Another thing that frustrated me was to never be able to get comfortable. I was always uncomfortable, whether I was lying in bed, or sitting in my wheelchair. Although I was sometimes more comfortable than at other times, I never felt completely comfortable and I was always in some sort of pain or discomfort. My neck muscles were very weak on the right side of my neck (since that's the way my neck broke) so my head always leaned/listed to the right. No one seemed to ever be able to position my head in a way that was comfortable, and this was very frustrating. (My neck muscles have gotten stronger since that time, but it's still impossible for me to hold my head up straight.)
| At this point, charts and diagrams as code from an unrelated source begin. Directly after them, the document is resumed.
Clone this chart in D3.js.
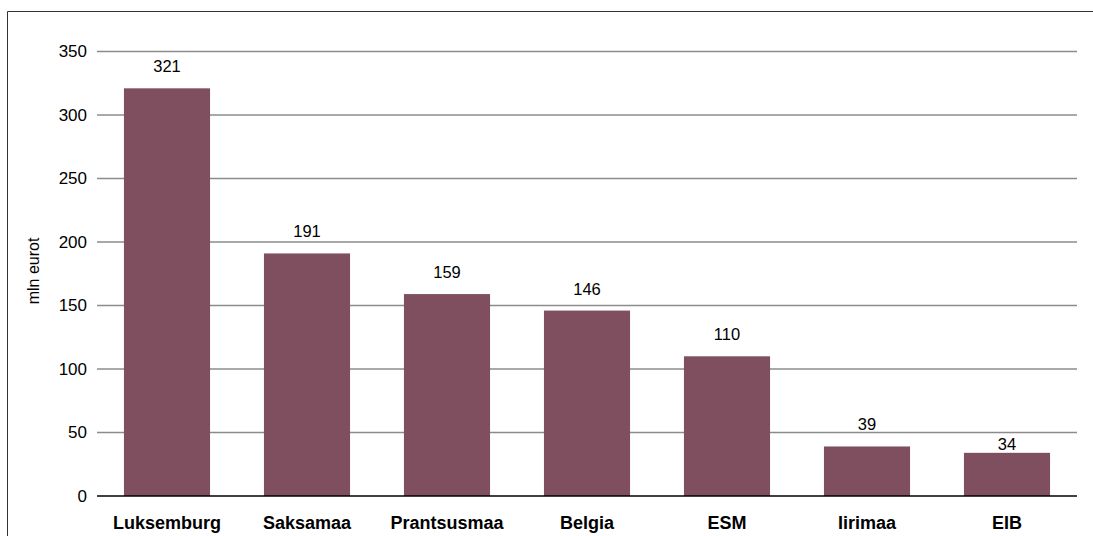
<!DOCTYPE html>
<html><head><meta charset="utf-8">
<script src="https://cdn.jsdelivr.net/npm/d3@7"></script>
<style>
html,body{margin:0;padding:0;background:#fff;}
svg{display:block;}
text{font-family:"Liberation Sans",Arial,Helvetica,sans-serif;fill:#000;}
</style></head>
<body>
<svg id="chart" width="1093" height="536"></svg>
<script>
const categories = ["Luksemburg","Saksamaa","Prantsusmaa","Belgia","ESM","Iirimaa","EIB"];
const values = [321,191,159,146,110,39,34];
const yTicks = [0,50,100,150,200,250,300,350];
const yTitle = "mln eurot";

const W = 1093, H = 536;
const m = {left:97, right:1077, top:51.5, bottom:496};
const svg = d3.select("#chart");

// frame
svg.append("path").attr("d", `M7.5,${H+2} L7.5,11.5 L${W+2},11.5`)
  .attr("fill","none").attr("stroke","#333").attr("stroke-width",1);

const x = d3.scaleBand().domain(categories).range([m.left, m.right]).paddingInner(0.385).paddingOuter(0.1925);
const y = d3.scaleLinear().domain([0,350]).range([m.bottom, m.top]);

// grid
const yAxis = d3.axisLeft(y).tickValues(yTicks).tickSize(0).tickPadding(10).tickFormat(d3.format("d"));
const gy = svg.append("g").attr("transform",`translate(${m.left},0)`).call(yAxis);
gy.select(".domain").remove();
gy.selectAll(".tick text").attr("font-size",17).attr("font-family","Liberation Sans, Arial, sans-serif").attr("fill","#000");
svg.append("g").selectAll("line").data(yTicks.filter(d=>d>0)).join("line")
  .attr("x1",m.left).attr("x2",m.right).attr("y1",d=>y(d)).attr("y2",d=>y(d))
  .attr("stroke","#8c8c8c").attr("stroke-width",1.6);

// bars
svg.append("g").selectAll("rect").data(values).join("rect")
  .attr("x",(d,i)=>x(categories[i])).attr("width",x.bandwidth())
  .attr("y",d=>y(d)).attr("height",d=>y(0)-y(d)).attr("fill","#7f4e5f");

// value labels (avoid crossing a gridline)
svg.append("g").selectAll("text").data(values).join("text")
  .attr("x",(d,i)=>x(categories[i])+x.bandwidth()/2)
  .attr("y",d=>{
    let b = y(d)-16;
    const hit = yTicks.some(t=>t>0 && y(t)>b-12 && y(t)<b+1);
    if (hit) b = y(d)-3;
    return b;
  })
  .attr("text-anchor","middle").attr("font-size",16.5).text(d=>d);

// x axis
const xAxis = d3.axisBottom(x).tickSize(0).tickPadding(20);
const gx = svg.append("g").attr("transform",`translate(0,${m.bottom})`).call(xAxis);
gx.select(".domain").remove();
gx.selectAll(".tick text").attr("font-size",18).attr("font-weight","bold").attr("font-family","Liberation Sans, Arial, sans-serif").attr("fill","#000");
svg.append("line").attr("x1",m.left).attr("x2",m.right).attr("y1",y(0)).attr("y2",y(0))
  .attr("stroke","#000").attr("stroke-width",1.6);

// y title
svg.append("text").attr("transform",`translate(39,271) rotate(-90)`)
  .attr("text-anchor","middle").attr("font-size",16).text(yTitle);
</script>
</body></html>
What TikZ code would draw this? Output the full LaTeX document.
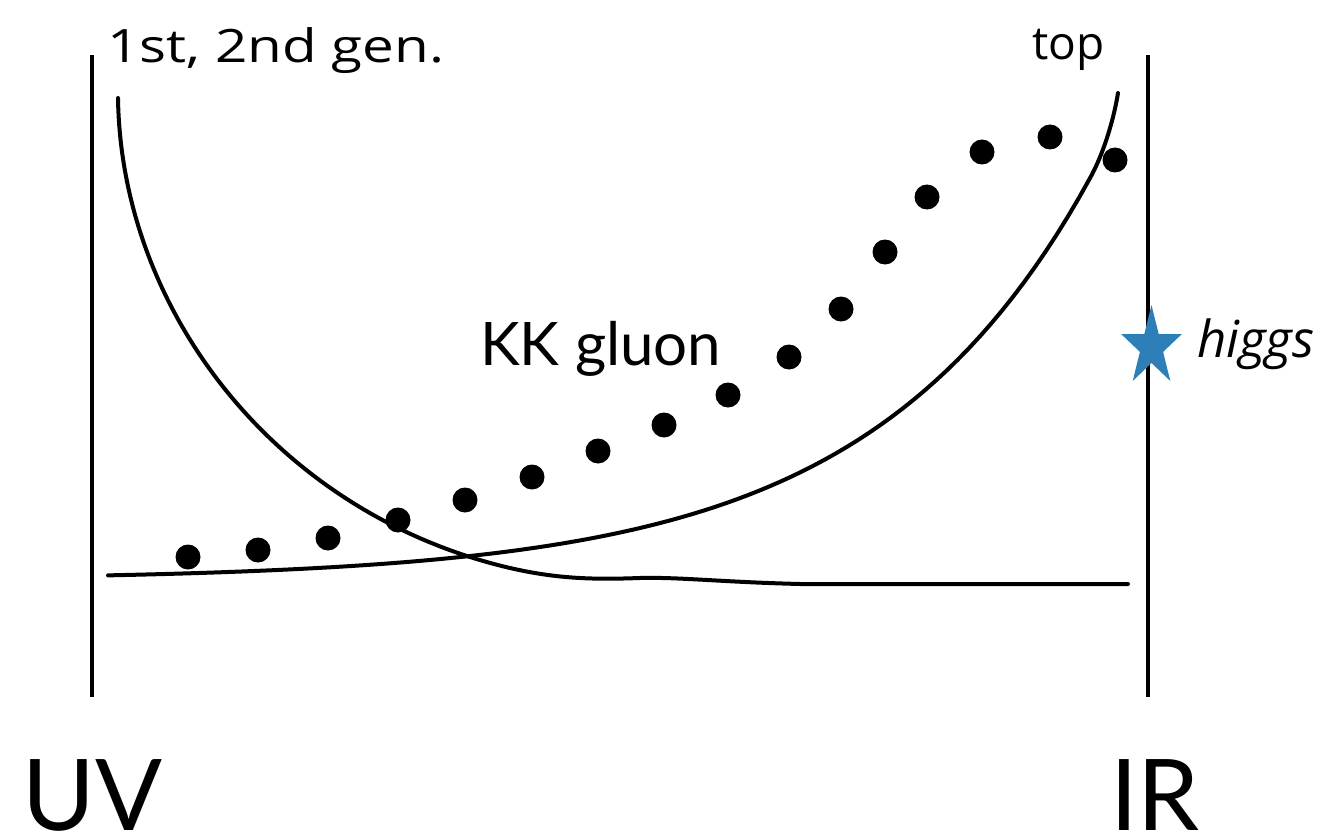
\documentclass[tikz,border=0pt]{standalone}
\usepackage{fontspec}
\usepackage{graphicx}
\setmainfont{Lato}
\newfontfamily\handfont{Open Sans}
\definecolor{starblue}{RGB}{46,126,184}
\tikzset{
  wall/.style={line width=4.5pt, line cap=butt},
  curve/.style={line width=4pt, line cap=round, line join=round},
  kkdot/.style={fill=black},
  bigtag/.style={font=\fontsize{99}{108}\selectfont, inner sep=0pt},
  midtag/.style={font=\fontsize{60}{66}\selectfont, inner sep=0pt},
  handtag/.style={font=\handfont\fontsize{46}{50}\selectfont, inner sep=0pt},
}
\begin{document}
\begin{tikzpicture}[x=1pt,y=-1pt]
\useasboundingbox (0,0) rectangle (1323,840);
% walls
\draw[wall] (92,55) -- (92,697);
\draw[wall] (1148,55) -- (1148,697);
% decreasing curve (1st, 2nd gen.)
\draw[curve] (118,98) .. controls (121,300) and (260,490) .. (470,557)
  .. controls (540,579) and (585,580) .. (640,578)
  .. controls (680,577) and (720,582) .. (800,584) -- (1128,584);
% increasing curve (top)
\draw[curve] plot[domain=108:1090, samples=90] (\x, {580-24*exp((\x-470)/220)})
  .. controls (1104,153) and (1114,118) .. (1118,93);
% KK gluon dots
\foreach \p in {(188,557),(258,550),(328,538),(398,520),(465,500),
  (532,477),(598,451),(664,425),(728,395),(789,357),(841,309),(885,252),
  (927,197),(982,152),(1050,137),(1115,160)}
  \fill[kkdot] \p circle (12.5);
% higgs star
\fill[starblue, shift={(1151.5,347)}]
  (0,-42) -- (7.2,-12.9) -- (30.4,-13) -- (11.6,4.9) -- (18.8,34)
  -- (0,16) -- (-18.8,34) -- (-11.6,4.9) -- (-30.4,-13) -- (-7.2,-12.9) -- cycle;
% labels
\node[bigtag, anchor=base west] (uv) at (22,830) {UV};
\node[bigtag, anchor=base west] (ir) at (1110,830) {IR};
\node[midtag, anchor=base west] (kk) at (480,365) {KK gluon};
\node[handtag, anchor=base west] (gen) at (107,63) {\scalebox{1.23}[1]{1st, 2nd gen.}};
\node[handtag, anchor=base west] (top) at (1032,60) {top};
\node[handtag, font=\handfont\itshape\fontsize{51}{56}\selectfont, anchor=base west] (higgs) at (1197,357) {higgs};
\end{tikzpicture}
\end{document}
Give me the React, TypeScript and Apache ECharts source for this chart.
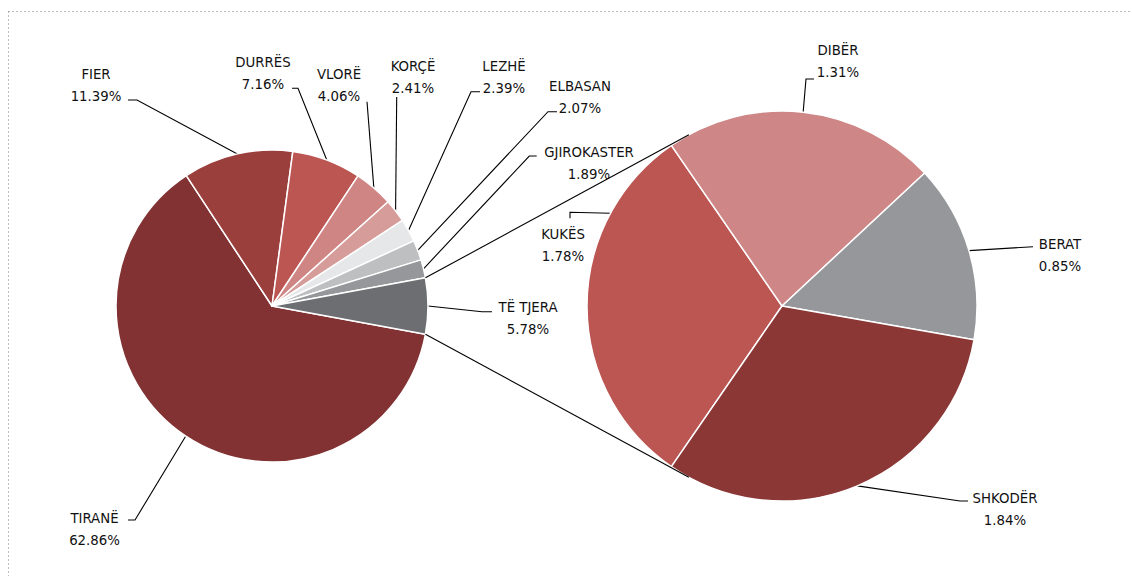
import React, { useEffect, useRef } from "react";
import * as echarts from "echarts";

// ---------- data ----------
const mainNames = ["TIRANË", "FIER", "DURRËS", "VLORË", "KORÇË", "LEZHË", "ELBASAN", "GJIROKASTER", "TË TJERA"];
const mainValues = [62.86, 11.39, 7.16, 4.06, 2.41, 2.39, 2.07, 1.89, 5.78];
const subNames = ["KUKËS", "DIBËR", "BERAT", "SHKODËR"];
const subValues = [1.78, 1.31, 0.85, 1.84];

// ---------- styles ----------
const mainColors = ["#823233", "#9B3F3D", "#BC5653", "#CF8584", "#D69C9A", "#E6E7E8", "#BEBFC1", "#96979A", "#6D6E71"];
const subColors = ["#BC5653", "#CF8686", "#96979A", "#8A3736"];

// ---------- layout ----------
const LEFT = { cx: 272, cy: 306, r: 156 };
const RIGHT = { cx: 782, cy: 306, r: 195 };
// [labelX, labelY, bendX, bendY, endX, endY, attachAngle?]
const mainLabelPos: number[][] = [
  [94.5, 528, 135, 520, 128, 520],
  [96, 84.4, 137, 100, 128, 100],
  [263, 72, 298, 88.3, 292, 88.3],
  [339, 84, 367, 101.7, 367, 101.7],
  [413, 76.6, 396.7, 97, 396.7, 97],
  [504, 76.6, 471, 91.7, 480, 91.7],
  [580, 96.6, 548, 111.7, 557, 111.7],
  [589, 162.7, 529.3, 156, 536.7, 156],
  [528, 317.4, 482, 311.7, 492, 311.7],
];
const subLabelPos: number[][] = [
  [563, 244.7, 570, 212.3, 570, 218.3, 151.6],
  [838, 60, 806, 79, 814, 79],
  [1060, 254, 1033, 246.7, 1033, 246.7],
  [1005, 508, 960, 501, 968, 501],
];

const sum = (a: number[]) => a.reduce((s, v) => s + v, 0);
const rad = (d: number) => (d * Math.PI) / 180;

function midAngles(values: number[], start: number) {
  const total = sum(values);
  let cum = 0;
  return values.map((v) => {
    const a = start - ((cum + v / 2) / total) * 360;
    cum += v;
    return a;
  });
}

function edgePoint(c: { cx: number; cy: number; r: number }, angleDeg: number) {
  return [c.cx + c.r * Math.cos(rad(angleDeg)), c.cy - c.r * Math.sin(rad(angleDeg))];
}

function tangentPoint(p: number[], c: { cx: number; cy: number; r: number }, upper: boolean) {
  const dx = p[0] - c.cx;
  const dy = -(p[1] - c.cy);
  const d = Math.sqrt(dx * dx + dy * dy);
  const base = (Math.atan2(dy, dx) * 180) / Math.PI;
  const off = (Math.acos(c.r / d) * 180) / Math.PI;
  return edgePoint(c, upper ? base - off : base + off);
}

const textStyle = {
  fontFamily: "'DejaVu Sans Condensed', 'DejaVu Sans', sans-serif",
  fontSize: 14.8,
  color: "#111111",
  lineHeight: 22,
};

export default function App() {
  const ref = useRef<HTMLDivElement>(null);

  useEffect(() => {
    if (!ref.current) return;
    const chart = echarts.init(ref.current, null, { renderer: "svg" });

    const mainTotal = sum(mainValues);
    const otherSpan = (mainValues[mainValues.length - 1] / mainTotal) * 360;
    const mainStart = 360 - otherSpan / 2;
    const subTotal = sum(subValues);
    const subStart = 180 + ((subValues[0] / subTotal) * 360) / 2;

    const mainMids = midAngles(mainValues, mainStart);
    const subMids = midAngles(subValues, subStart);

    const topLeft = edgePoint(LEFT, otherSpan / 2);
    const botLeft = edgePoint(LEFT, -otherSpan / 2);
    const topRight = tangentPoint(topLeft, RIGHT, true);
    const botRight = tangentPoint(botLeft, RIGHT, false);

    const makeLayout = (pos: number[][], mids: number[], c: typeof LEFT) => (params: any) => {
      const p = pos[params.dataIndex];
      const ang = p.length > 6 ? p[6] : mids[params.dataIndex];
      const start = edgePoint(c, ang);
      return {
        x: p[0],
        y: p[1],
        align: "center",
        verticalAlign: "middle",
        labelLinePoints: [start, [p[2], p[3]], [p[4], p[5]]],
      };
    };

    const fmt = (p: any) => `${p.name}\n${Number(p.value).toFixed(2)}%`;

    const pieCommon = {
      type: "pie",
      clockwise: true,
      avoidLabelOverlap: false,
      silent: true,
      itemStyle: { borderColor: "#ffffff", borderWidth: 1.5 },
      label: { show: true, position: "outside", formatter: fmt, ...textStyle },
      labelLine: { show: true, smooth: false, lineStyle: { color: "#000000", width: 1.1 } },
      emphasis: { disabled: true },
    };

    const dotted = { stroke: "#7a7a7a", lineWidth: 1, lineDash: [1, 3] };

    chart.setOption({
      animation: false,
      backgroundColor: "#ffffff",
      series: [
        {
          ...pieCommon,
          name: "main",
          center: [LEFT.cx, LEFT.cy],
          radius: LEFT.r,
          startAngle: mainStart,
          data: mainNames.map((n, i) => ({ name: n, value: mainValues[i], itemStyle: { color: mainColors[i] } })),
          labelLayout: makeLayout(mainLabelPos, mainMids, LEFT),
        },
        {
          ...pieCommon,
          name: "sub",
          center: [RIGHT.cx, RIGHT.cy],
          radius: RIGHT.r,
          startAngle: subStart,
          data: subNames.map((n, i) => ({ name: n, value: subValues[i], itemStyle: { color: subColors[i] } })),
          labelLayout: makeLayout(subLabelPos, subMids, RIGHT),
        },
      ],
      graphic: [
        { type: "line", silent: true, shape: { x1: 8.5, y1: 11.5, x2: 1132, y2: 11.5 }, style: dotted },
        { type: "line", silent: true, shape: { x1: 8.5, y1: 11.5, x2: 8.5, y2: 576 }, style: dotted },
        {
          type: "line",
          silent: true,
          z: 10,
          shape: { x1: topLeft[0], y1: topLeft[1], x2: topRight[0], y2: topRight[1] },
          style: { stroke: "#000000", lineWidth: 1.1 },
        },
        {
          type: "line",
          silent: true,
          z: 10,
          shape: { x1: botLeft[0], y1: botLeft[1], x2: botRight[0], y2: botRight[1] },
          style: { stroke: "#000000", lineWidth: 1.1 },
        },
      ],
    });

    return () => chart.dispose();
  }, []);

  return (
    <div
      ref={ref}
      style={{ position: "fixed", left: 0, top: 0, width: 1132, height: 576, background: "#fff" }}
    />
  );
}
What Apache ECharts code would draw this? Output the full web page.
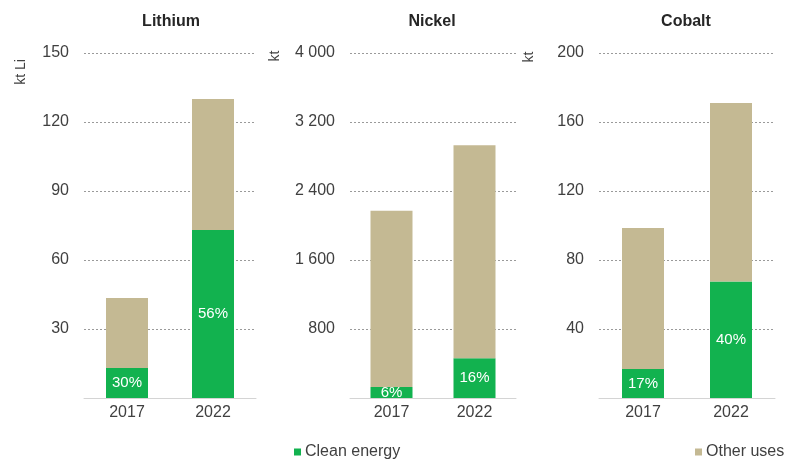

The absolute worst time of day was when my mom would leave for the evening. (I've already said that if I would've had things my way, I would've wanted my mom to stay with me 24/7, but I knew that it was important that she have a little time for herself, especially since she was devoting so much of her time to being with me.) I got so lonely in the evenings, and it was tough to not have someone with me who could help me get comfortable or do things for me that I obviously couldn't do for myself. My mom usually left for her apartment around 7 PM. I always worried about my mom taking a cab to her apartment since the apartment wasn't in the best part of town. So, when she would get safely back to her apartment she would call the telephone in my room and let it ring several times so that I would know that she had gotten home safely. I always felt better when I heard my telephone ring so I knew she was safe.

More to come...

4 comments:

Tyler and Jen said...

You are a gorgeous girl, inside and out!

Loretta Valenta said...

Heather, I think it is so wonderful that you are writing about your experiences and that you do it so honestly. I like it that you answer questions in your writing that I have thought about. Yes, I did wonder what was over your left eye in the pictures and today you told me! You already know that I wondered how you typed your blog! I am still fascinated by that! Thank you for sharing. Knowing what you have endured makes you that much MORE beautiful -- inside and out!

Laura said...

Heather, you are beautiful and amazing and I love you.

Michelle said...

Heather, I'm afraid I'm at risk of becoming highly repetitive in my commenting, but these posts are fascinating! I have been clueless, until now, as to what you went through during all that time and now I can learn. You, my dear, are nothing short of amazing and the more I read about your experiences, the more that is proven true!